Secondo il Corriere Adriatico di oggi Sagramola – dopo il comunicato dell’opposizione sul mancato numero legale che ha impedito lo svolgimento del Consiglio Comunale di martedì scorso - non vuole più parlare con la minoranza

E’ una posizione sbagliata perché la minoranza rappresenta un pezzo importante di elettorato, ma il vero problema è che il Sindaco non parla con la città, non ne comprende le esigenze profonde, non ha sviluppato quelle affinità elettive che fanno di un politico il leader di una comunità complessa e in crisi.

In realtà delle piroette del Sindaco, fin quando non va a frugare nelle tasche dei cittadini, ci interessa poco.

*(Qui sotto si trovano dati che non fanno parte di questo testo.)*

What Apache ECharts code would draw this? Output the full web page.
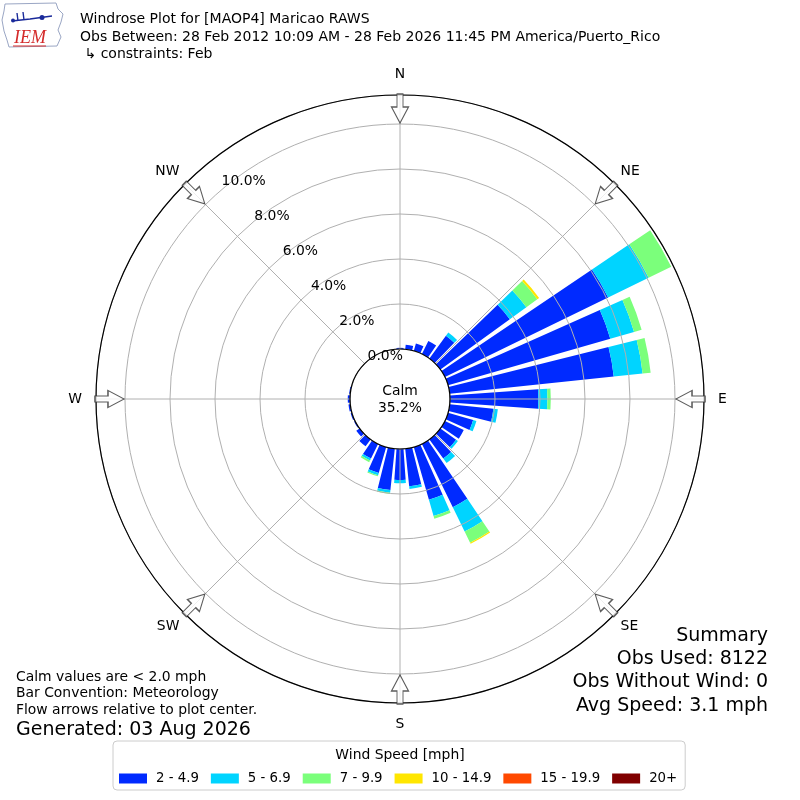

Quel che manca ai fabrianesi è una base minima per farsi un'idea di ciò che è accaduto, al punto che la famigerata sentenza Penzi ha finito con l'assumere un profilo quasi mitologico, una sorta di unicorno giurisprudenziale che attraversa l'immaginazione e le conversazioni.

Di fatto ci ritroviamo a commentare un dispositivo che non abbiamo avuto modo di leggere e questa assenza di fonti certe, se da un lato fa montare a neve ipotesi e supposizioni, dall'altro mette al riparo l'amministrazione dal rischio che i cittadini possano farsi un'opinione diretta e personale, ossia non mediata dalla politica e dai suoi interessi.

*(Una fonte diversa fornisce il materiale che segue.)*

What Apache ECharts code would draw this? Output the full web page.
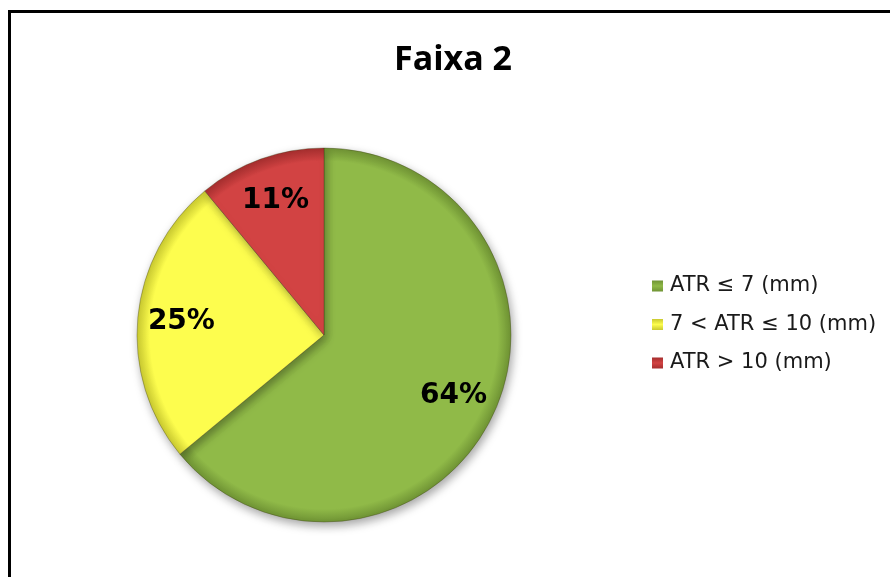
<!DOCTYPE html>
<html>
<head>
<meta charset="utf-8">
<script src="https://cdn.jsdelivr.net/npm/echarts@6/dist/echarts.min.js"></script>
<style>
html,body{margin:0;padding:0;background:#fff;}
#chart{width:890px;height:577px;}
</style>
</head>
<body>
<div id="chart"></div>
<script>
var titleText = 'Faixa 2';
var categories = ['ATR \u2264 7 (mm)', '7 < ATR \u2264 10 (mm)', 'ATR > 10 (mm)'];
var values = [64, 25, 11];
var baseColors = ['#90ba48', '#fdfd4e', '#d24343'];
var rimColors = ['#6f9334', '#c9c930', '#a52e2e'];

var CX = 324, CY = 335, R = 187;

function radial(i) {
  return {
    type: 'radial', x: CX, y: CY, r: R, global: true,
    colorStops: [
      {offset: 0, color: baseColors[i]},
      {offset: 0.93, color: baseColors[i]},
      {offset: 1, color: rimColors[i]}
    ]
  };
}
function linear(i) {
  return {
    type: 'linear', x: 0, y: 0, x2: 0, y2: 1,
    colorStops: [
      {offset: 0, color: rimColors[i]},
      {offset: 0.5, color: baseColors[i]},
      {offset: 1, color: rimColors[i]}
    ]
  };
}

var pieData = categories.map(function (c, i) {
  return {name: c, value: values[i], itemStyle: {color: radial(i)}};
});
var labelData = categories.map(function (c, i) {
  return {name: c, value: values[i]};
});

var chart = echarts.init(document.getElementById('chart'), null, {renderer: 'canvas'});
chart.setOption({
  backgroundColor: '#ffffff',
  animation: false,
  graphic: [{
    type: 'rect',
    shape: {x: 9.5, y: 11.5, width: 1000, height: 1000},
    style: {fill: 'none', stroke: '#000', lineWidth: 3},
    z: 100
  }],
  title: {
    text: titleText,
    left: 448, top: 38, textAlign: 'center',
    textStyle: {fontFamily: 'Open Sans', fontWeight: 'bold', fontSize: 34, color: '#000'}
  },
  legend: {
    orient: 'vertical',
    left: 647, top: 270.5,
    itemWidth: 11, itemHeight: 11, itemGap: 17.5,
    icon: 'rect',
    textStyle: {fontFamily: 'DejaVu Sans', fontSize: 21, color: '#1a1a1a', lineHeight: 21, padding: [0, 0, 0, 2]},
    data: categories.map(function (c, i) {
      return {name: c, itemStyle: {color: linear(i), borderWidth: 0}};
    })
  },
  series: [{
    type: 'pie',
    center: [CX, CY],
    radius: [0, R],
    startAngle: 90,
    clockwise: true,
    data: pieData,
    label: {show: false},
    labelLine: {show: false},
    itemStyle: {
      borderColor: 'rgba(60,60,20,0.35)', borderWidth: 1,
      shadowBlur: 10, shadowOffsetX: 2, shadowOffsetY: 4, shadowColor: 'rgba(0,0,0,0.35)'
    },
    emphasis: {disabled: true},
    silent: true
  }, {
    type: 'pie',
    center: [CX, CY],
    radius: [R * 0.5, R],
    startAngle: 90,
    clockwise: true,
    data: labelData,
    itemStyle: {color: 'rgba(0,0,0,0)'},
    label: {
      show: true, position: 'inside',
      formatter: '{c}%',
      fontFamily: 'DejaVu Sans', fontWeight: 'bold', fontSize: 28, color: '#000'
    },
    labelLine: {show: false},
    emphasis: {disabled: true},
    silent: true
  }]
});
</script>
</body>
</html>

E' quindi dovere del Sindaco pubblicare sul sito del Comune il testo integrale della sentenza della Corte d'Appello, affinché ogni cittadino abbia la possibilità di capire circostanze e motivazioni del caso Penzi. Continuare a evocare apocalissi finanziarie giocando su una riservatezza omertosa, su rimozioni spinte al limite dell'impronunciabile e sussurri degni di una saga di Dan Brown vuol dire azzoppare il diritto di informazione che deve essere liberamente esercitato da una cittadinanza matura e adulta.

Sagramola ha un indice di gradimento da meno algebrico ma a prescindere dal consenso deve ai suoi elettori e alla città questa piccola operazione di glasnost, di trasparenza, perchè per restituire saggezza e ponderazione alle cose la scelta migliore è rivelarle nella loro interezza più smitizzante e crudele.